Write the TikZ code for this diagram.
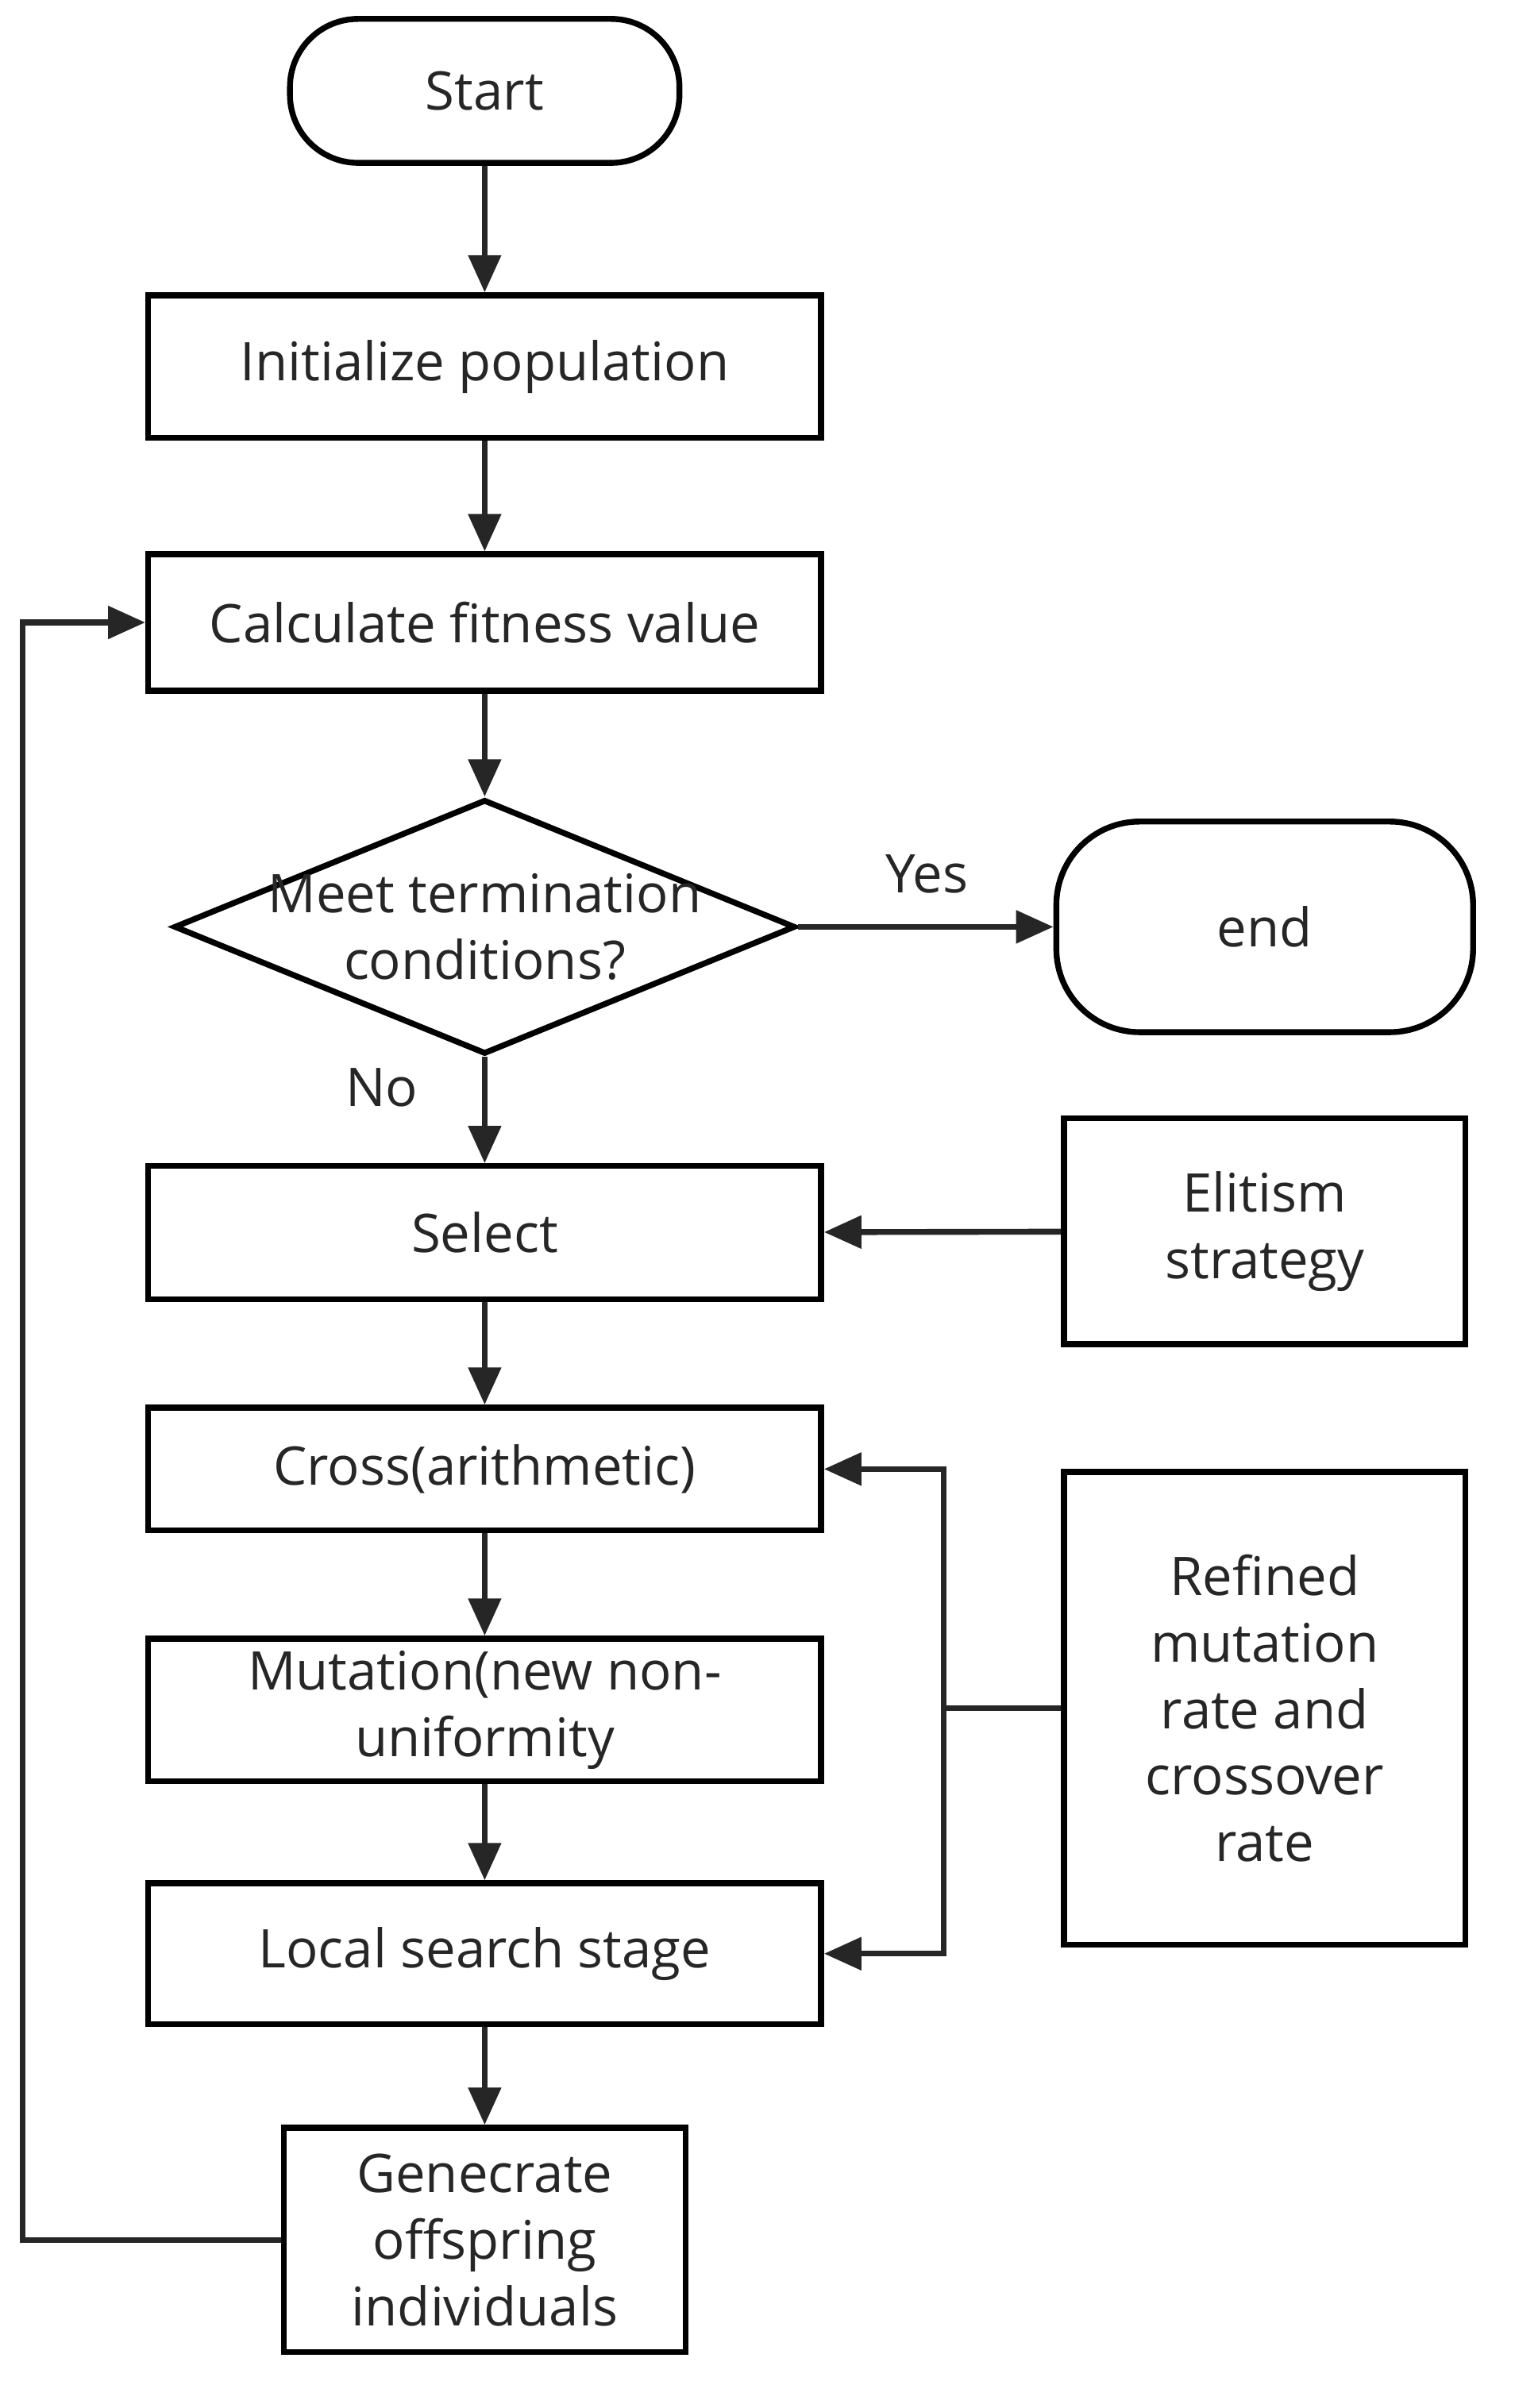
\documentclass[tikz,border=0pt]{standalone}
\usepackage{fontspec}
\setmainfont{Open Sans}
\usetikzlibrary{shapes.geometric,arrows.meta}
\begin{document}
\begin{tikzpicture}[x=0.01cm,y=-0.01cm,
  every node/.style={font=\fontsize{10pt}{12.5pt}\selectfont,text=black!85,align=center},
  box/.style={draw,line width=1.1pt,inner sep=0pt},
  term/.style={box,rounded corners=0.45cm},
  ln/.style={line width=1.1pt,draw=black!85},
  ar/.style={ln,-{Triangle[length=7pt,width=6pt]}}]
\useasboundingbox (0,0) rectangle (1000,1590);
\node[term,minimum width=2.57cm,minimum height=0.95cm] (start) at (320,60) {Start};
\node[box,minimum width=4.44cm,minimum height=0.94cm] (init) at (320,242) {Initialize population};
\node[box,minimum width=4.44cm,minimum height=0.9cm] (calc) at (320,411) {Calculate fitness value};
\node[box,diamond,aspect=2.44,minimum width=4.1cm,minimum height=1.68cm,inner sep=0pt] (dec) at (320,612) {};
\node at (320,612) {Meet termination\\conditions?};
\node[term,rounded corners=0.55cm,minimum width=2.75cm,minimum height=1.39cm] (end) at (835,612) {end};
\node at (612,577) {Yes};
\node at (252,718) {No};
\node[box,minimum width=4.44cm,minimum height=0.88cm] (sel) at (320,814) {Select};
\node[box,minimum width=2.65cm,minimum height=1.49cm] (eli) at (835,813) {Elitism\\strategy};
\node[box,minimum width=4.44cm,minimum height=0.81cm] (cross) at (320,970) {Cross(arithmetic)};
\node[box,minimum width=4.44cm,minimum height=0.94cm] (mut) at (320,1129) {Mutation(new non-\\uniformity};
\node[box,minimum width=4.44cm,minimum height=0.93cm] (loc) at (320,1290) {Local search stage};
\node[box,minimum width=2.65cm,minimum height=3.12cm] (ref) at (835,1128) {Refined\\mutation\\rate and\\crossover\\rate};
\node[box,minimum width=2.65cm,minimum height=1.48cm] (gen) at (320,1479) {Genecrate\\offspring\\individuals};
\coordinate (j) at (623,1128);
\coordinate (l1) at (15,1479);
\coordinate (l2) at (15,411);
\draw[ar] (start) -- (init);
\draw[ar] (init) -- (calc);
\draw[ar] (calc) -- (dec);
\draw[ar] (dec) -- (end);
\draw[ar] (dec) -- (sel);
\draw[ar] (eli) -- (sel);
\draw[ar] (sel) -- (cross);
\draw[ar] (cross) -- (mut);
\draw[ar] (mut) -- (loc);
\draw[ar] (loc) -- (gen);
\draw[ln] (ref.west) -- (j);
\draw[ar] (j) |- (cross.east);
\draw[ar] (j) |- (loc.east);
\draw[ar] (gen.west) -- (l1) -- (l2) -- (calc.west);
\end{tikzpicture}
\end{document}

- SET PROBLEM
Copy every line of the data word for word, omitting the images.

- THE RESPONSE
Write the TikZ code for this diagram.
\documentclass[tikz,border=0pt]{standalone}
\usepackage{fontspec}
\setmainfont{Open Sans}
\usetikzlibrary{shapes.geometric,arrows.meta}
\begin{document}
\begin{tikzpicture}[x=0.01cm,y=-0.01cm,
  every node/.style={font=\fontsize{10pt}{12.5pt}\selectfont,text=black!85,align=center},
  box/.style={draw,line width=1.1pt,inner sep=0pt},
  term/.style={box,rounded corners=0.45cm},
  ln/.style={line width=1.1pt,draw=black!85},
  ar/.style={ln,-{Triangle[length=7pt,width=6pt]}}]
\useasboundingbox (0,0) rectangle (1000,1590);
\node[term,minimum width=2.57cm,minimum height=0.95cm] (start) at (320,60) {Start};
\node[box,minimum width=4.44cm,minimum height=0.94cm] (init) at (320,242) {Initialize population};
\node[box,minimum width=4.44cm,minimum height=0.9cm] (calc) at (320,411) {Calculate fitness value};
\node[box,diamond,aspect=2.44,minimum width=4.1cm,minimum height=1.68cm,inner sep=0pt] (dec) at (320,612) {};
\node at (320,612) {Meet termination\\conditions?};
\node[term,rounded corners=0.55cm,minimum width=2.75cm,minimum height=1.39cm] (end) at (835,612) {end};
\node at (612,577) {Yes};
\node at (252,718) {No};
\node[box,minimum width=4.44cm,minimum height=0.88cm] (sel) at (320,814) {Select};
\node[box,minimum width=2.65cm,minimum height=1.49cm] (eli) at (835,813) {Elitism\\strategy};
\node[box,minimum width=4.44cm,minimum height=0.81cm] (cross) at (320,970) {Cross(arithmetic)};
\node[box,minimum width=4.44cm,minimum height=0.94cm] (mut) at (320,1129) {Mutation(new non-\\uniformity};
\node[box,minimum width=4.44cm,minimum height=0.93cm] (loc) at (320,1290) {Local search stage};
\node[box,minimum width=2.65cm,minimum height=3.12cm] (ref) at (835,1128) {Refined\\mutation\\rate and\\crossover\\rate};
\node[box,minimum width=2.65cm,minimum height=1.48cm] (gen) at (320,1479) {Genecrate\\offspring\\individuals};
\coordinate (j) at (623,1128);
\coordinate (l1) at (15,1479);
\coordinate (l2) at (15,411);
\draw[ar] (start) -- (init);
\draw[ar] (init) -- (calc);
\draw[ar] (calc) -- (dec);
\draw[ar] (dec) -- (end);
\draw[ar] (dec) -- (sel);
\draw[ar] (eli) -- (sel);
\draw[ar] (sel) -- (cross);
\draw[ar] (cross) -- (mut);
\draw[ar] (mut) -- (loc);
\draw[ar] (loc) -- (gen);
\draw[ln] (ref.west) -- (j);
\draw[ar] (j) |- (cross.east);
\draw[ar] (j) |- (loc.east);
\draw[ar] (gen.west) -- (l1) -- (l2) -- (calc.west);
\end{tikzpicture}
\end{document}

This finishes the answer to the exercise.